Obama’nın ziyaretinin ve Kürt sorununda yoğunlaşan “çözüm” tartışmalarının üzerinden bir hafta geçmeden Genelkurmay Başkanı İlker Başbuğ, 14 Nisan’da, akademik bir üslupla bir yandan Kürt sorunu yoktur derken, öte yandan “Türk ortak/üst kimliği” altında bireysel kültürel alt kimliklerin kullanılabileceğinden dem vurdu. Fakat bu “ikincil kimlikler ancak ikincil kültürel kimlik şeklinde bireysel seviyede yaşanabilir”, alt kimliklerin anayasaya girmesine asla izin verilemez! Oysa bir alt kimliğin varlığından söz edilmesi, ancak bu alt kimliğe mensup insanların bu kimliklerini bireysel değil, toplumsal düzeyde yaşamalarıyla bir anlam ifade edebilir. İnsanların kendi kimliklerinin bireysel düzeye hapsolması, çok geçmeden bu kimliğin “üst kimlik” içinde erimesi anlamına gelir ki, bu da asimilasyondan başka bir şey değildir. Bunun anlamı, Başbuğ’un Kürtler’e gönüllü asimile olmayı öğütlemesidir!

İşin ilginç yanı, Başbuğ konuşurken, 13 ilde DTP’ye dönük geniş kapsamlı bir “PKK operasyonu” başlatıldı. DTP’ye dönük saldırılar diğer günlerde de devam etti ve onlarca parti yöneticisi tutuklandı. Bugünse, DTP milletvekilleri dokunulmazlıkları hiçe sayılarak savcılar tarafından ifade vermeye çağrılabiliyorlar. PKK’nin seçim sonrası durumu değerlendirerek ateşkes ilan etmesine rağmen, kırsalda askeri operasyonlara hız verildi. Böylelikle bir kez daha Kürt sorununda ne menem bir adım attıklarını devlet terörünü tırmandırarak ortaya koydular.

Açıktır ki, DTP’ye dönük baskılar oldukça planlı bir konseptin bir parçası. Burada sömürgeci sermaye devletinin Kürt hareketini tasfiye saldırısının önemli bir aşaması ile karşı karşıyayız. Öyle anlaşılıyor ki, sömürgeci sermaye devleti önüne koymuş olduğu planlama gereği önümüzdeki dönemde Kürt hareketinin tasfiyesine yönelik bu saldırılarına hız verecektir. Kürt hareketini etkisizleştirme çabalarında her türlü yöntemi devreye koyacaktır. Eğer bu saldırılara karşı gereken tutum sergilenemezse, sermaye devleti daha da pervasızlaşacaktır.

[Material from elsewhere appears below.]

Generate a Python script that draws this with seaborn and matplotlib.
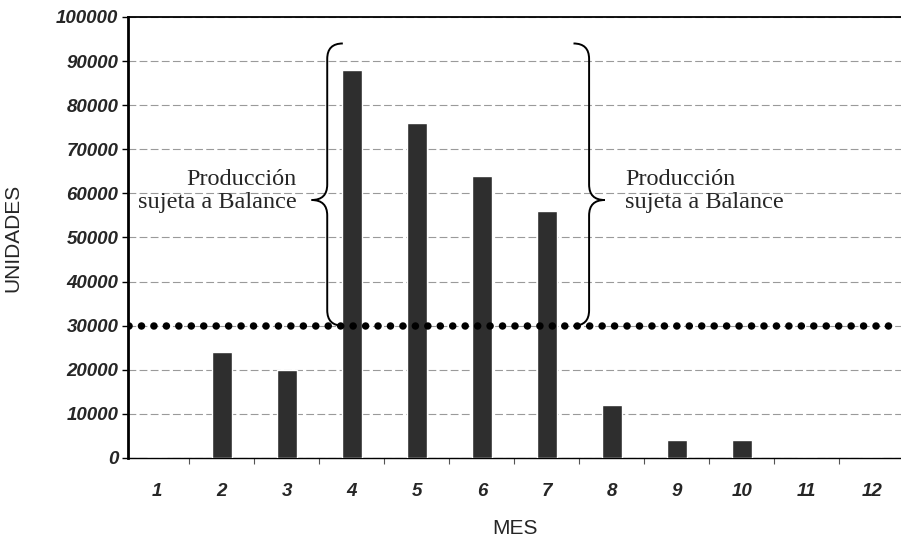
import numpy as np
import pandas as pd
import matplotlib
matplotlib.use("Agg")
import matplotlib.pyplot as plt
from matplotlib.path import Path
from matplotlib.patches import PathPatch
import seaborn as sns

# --- data ---
meses = ['1', '2', '3', '4', '5', '6', '7', '8', '9', '10', '11', '12']
unidades = [0, 24000, 20000, 88000, 76000, 64000, 56000, 12000, 4000, 4000, 0, 0]
limite_balance = 30000
texto_brace = 'Producción\nsujeta a Balance'

df = pd.DataFrame({'MES': meses, 'UNIDADES': unidades})

sns.set_style("white")
plt.rcParams['font.family'] = ['Liberation Sans', 'DejaVu Sans']

fig = plt.figure(figsize=(9.01, 5.41), dpi=100)
ax = fig.add_axes([128 / 901, 1 - 458 / 541, 773 / 901, 441 / 541])

sns.barplot(data=df, x='MES', y='UNIDADES', color='#2e2e2e', saturation=1,
            width=0.31, ax=ax, zorder=3)

ax.set_xlim(-0.446, 11.45)
ax.set_ylim(0, 100000)
ax.set_yticks(np.arange(0, 100001, 10000))
ax.yaxis.grid(True, color='#9a9a9a', linestyle=(0, (7, 3)), linewidth=0.8, zorder=0)

# tick labels: bold italic, Excel look
for lab in ax.get_yticklabels() + ax.get_xticklabels():
    lab.set_fontweight('bold')
    lab.set_fontstyle('italic')
    lab.set_fontsize(13.5)
ax.tick_params(axis='y', length=4, width=1, color='black', pad=3, left=True)
ax.tick_params(axis='x', which='major', length=0, pad=18)
ax.set_xticks(np.arange(0.5, 11.5, 1), minor=True)
ax.tick_params(axis='x', which='minor', length=4, width=0.8, color='#555555', bottom=True)

ax.set_xlabel('MES', fontsize=15, labelpad=14)
ax.set_ylabel('UNIDADES', fontsize=15, labelpad=24)

for side in ['left', 'top', 'bottom']:
    ax.spines[side].set_visible(True)
    ax.spines[side].set_color('black')
ax.spines['left'].set_linewidth(2.0)
ax.spines['top'].set_linewidth(1.3)
ax.spines['bottom'].set_linewidth(1.0)
ax.spines['right'].set_visible(False)

# dotted balance line
ax.plot([-0.43, 11.3], [limite_balance, limite_balance], color='black',
        linewidth=5.4, linestyle=(0, (0.01, 1.65)), dash_capstyle='round', zorder=4)


def brace(ax, xm, ytop, ybot, ymid, d, r, direction):
    # direction -1: tip points left, +1: tip points right
    xe = xm - direction * d
    xt = xm + direction * d
    verts = [(xe, ytop), (xm, ytop), (xm, ytop - r),
             (xm, ymid + r), (xm, ymid), (xt, ymid),
             (xm, ymid), (xm, ymid - r),
             (xm, ybot + r), (xm, ybot), (xe, ybot)]
    codes = [Path.MOVETO, Path.CURVE3, Path.CURVE3,
             Path.LINETO, Path.CURVE3, Path.CURVE3,
             Path.CURVE3, Path.CURVE3,
             Path.LINETO, Path.CURVE3, Path.CURVE3]
    ax.add_patch(PathPatch(Path(verts, codes), fill=False, lw=1.4,
                           edgecolor='black', zorder=5))


brace(ax, 2.62, 94000, 30000, 58500, 0.24, 3500, -1)
brace(ax, 6.65, 94000, 30000, 58500, 0.24, 3500, 1)

ax.text(2.15, 60500, texto_brace, ha='right', va='center', fontsize=17.5,
        family=['Liberation Serif', 'DejaVu Serif'], linespacing=1.15, zorder=6)
ax.text(7.2, 60500, texto_brace, ha='left', va='center', fontsize=17.5,
        family=['Liberation Serif', 'DejaVu Serif'], linespacing=1.15, zorder=6)

fig.savefig('out.png', dpi=100)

Açıktır ki, tıpkı öncekiler gibi son ABD patentli politika da Kürt sorununa çözüm getirmeyecektir. Kürt sorunu tüm ağırlığıyla orta yerde durmaktadır. O, ne ekonomik, ne de bireysel kültürel kimliğin kabul edilmesiyle sınırlı bir sorundur. En başta siyasal bir sorun olarak Kürt sorunu, bazı kültürel kırıntıların verilmesi, bireysel düzeyde etnik kimliğin kabul edilmesiyle çözülemez. Kürt sorunu ancak siyasal temelde, yani ezilen Kürt ulusunun ulusal eşitlik ve özgürlük istemlerinin karşılanmasıyla çözülebilir ki, bunu da ancak bir toplumsal devrim sağlayabilir.

Yaşanan süreç, sömürgeci sermaye devletinin “açılım”larının Kürt halkının talep ve beklentilerini karşılamaya yönelik olmadığını açığa çıkarmıştır. ABD ve işbirlikçilerinin uğursuz planları karşısında Kürt halkı ile işçi sınıfı ve emekçi kitlelerin ortaya koyacağı birleşik tutum gelişmelerin seyrinde belirleyici olacaktır.